I sit here at my computer gaping at the white screen.  My eyes feel like they have dirt enough in them to turn the blue irises deep brown.  Though my eyes feel full, my brain feels empty.  I keep trying to think of a topic for my blog post.  An idea pops in the empty void, but I crumple it up like a piece of blank paper and toss it in garbage.  Yes, I envision making the basket every time. 

One of the activities in my life at the moment is rediscovering Jesus.  Four other ladies and I are working on the new book by Matthew Kelly entitled, you guessed it, "Rediscovering Jesus."  I love Matthew's simple writing skill that asks big questions.  I also love the purple cover.  For some reason, when I look at the bright lively color, I smile.

Anyway, a week or two ago, a question struck me.  I don't remember the exact question, but it had to do with what I have done to get to know Jesus better besides pray.  How have I studied Jesus to get to know Him better?  At first, I was proud about how I have read the Gospels a number of times.  But then I took the question a step further.  How have I studied Jesus compared to some of my favorite saints.  I have read the writing of St. Patrick, St. Theresa, St. Francis de Sales, and St.
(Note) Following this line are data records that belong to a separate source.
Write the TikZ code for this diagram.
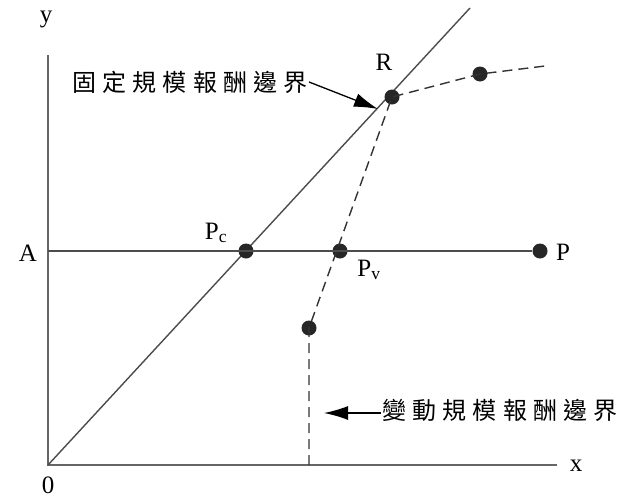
\documentclass[tikz,border=0pt]{standalone}
\usepackage{fontspec}
\setmainfont{Liberation Serif}
\newfontfamily\cjk[LetterSpace=26]{Noto Sans CJK TC}
\usetikzlibrary{arrows.meta}
\tikzset{
    axis_line/.style={line width=1.8pt, black!60},
    frontier/.style={line width=1.4pt, black!70},
    var_frontier/.style={line width=1.4pt, black!80, dash pattern=on 10pt off 6pt},
    dot/.style={circle, fill=black!85, inner sep=0pt, minimum size=15pt},
    pt_label/.style={font=\fontsize{25}{27}\selectfont},
    cjk_label/.style={font=\cjk\fontsize{24}{26}\selectfont, inner sep=1pt},
    pointer/.style={-{Latex[length=24pt,width=14pt]}, line width=1.3pt, black}
}
\begin{document}
\begin{tikzpicture}[x=1pt, y=-1pt]
    \useasboundingbox (0,0) rectangle (631,498);
    % axes
    \coordinate (O) at (48,465);
    \coordinate (ytop) at (48,55);
    \coordinate (xend) at (557,465);
    \draw[axis_line] (ytop) -- (O) -- (xend);
    \node[pt_label] (ylab) at (46,19) {y};
    \node[pt_label] (xlab) at (576,466) {x};
    \node[pt_label] (olab) at (48,485) {0};
    % constant returns frontier
    \coordinate (diagtop) at (470,8);
    \draw[frontier] (O) -- (diagtop);
    % horizontal line A--P
    \coordinate (Aleft) at (48,251);
    \node[dot] (Pc) at (246,251) {};
    \node[dot] (Pv) at (340,251) {};
    \node[dot] (P) at (540,251) {};
    \draw[frontier] (Aleft) -- (P);
    % variable returns frontier
    \node[dot] (R) at (392,97) {};
    \node[dot] (Rright) at (480,74) {};
    \coordinate (farright) at (545,66);
    \node[dot] (low) at (309,328) {};
    \coordinate (lowbase) at (309,465);
    \draw[var_frontier] (lowbase) -- (low.center) -- (R.center) -- (Rright.center) -- (farright);
    % labels
    \node[pt_label] (Alab) at (28,253) {A};
    \node[pt_label] (Pclab) at (216,233) {P\textsubscript{c}};
    \node[pt_label] (Pvlab) at (369,270) {P\textsubscript{v}};
    \node[pt_label] (Plab) at (563,252) {P};
    \node[pt_label] (Rlab) at (384,62) {R};
    \node[cjk_label] (fixlab) at (190,82) {固定規模報酬邊界};
    \node[cjk_label] (varlab) at (500,410) {變動規模報酬邊界};
    \coordinate (fixtip) at (378,109);
    \coordinate (vartip) at (324,413);
    \draw[pointer] (fixlab.east) -- (fixtip);
    \draw[pointer] (varlab.west |- vartip) -- (vartip);
\end{tikzpicture}
\end{document}
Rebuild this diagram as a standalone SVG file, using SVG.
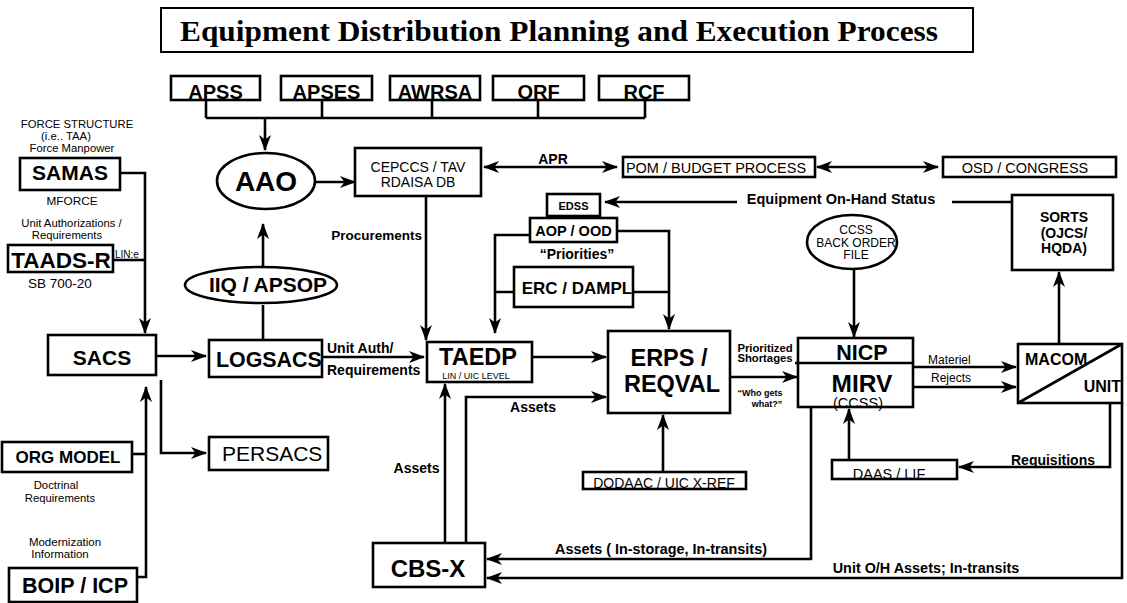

Francis of Assisi.  Besides the Bible, I have never read any other books about Jesus.  I have to say, that I am a little disconcerted by that fact.  What am I going to do about it?  Well, I will finish this book.  I think I will continue with another one either on my own or with my friends.  Yes, I know a lot about him, but I would like to know more.

The other aspect I have obtained through the book is spending more time with Him.  The book asked to compare my relationship with Jesus to my relationship with the people in my life.  I believe it is similar to that of one of my dear friends.  I think of them both often, but I forget to spend time with them.  I get so busy with my daily work and schedule that I realize I haven't hung out with Him.  Now I am trying to ask Him to hang out with me while I am writing and drinking my coffee.  Or I ask Him to go for a ride downtown to keep me company.  I am far from good at it, but with a little practice, I have to be a little better.

My computer screen is no longer empty!  I pray you have a blessed day.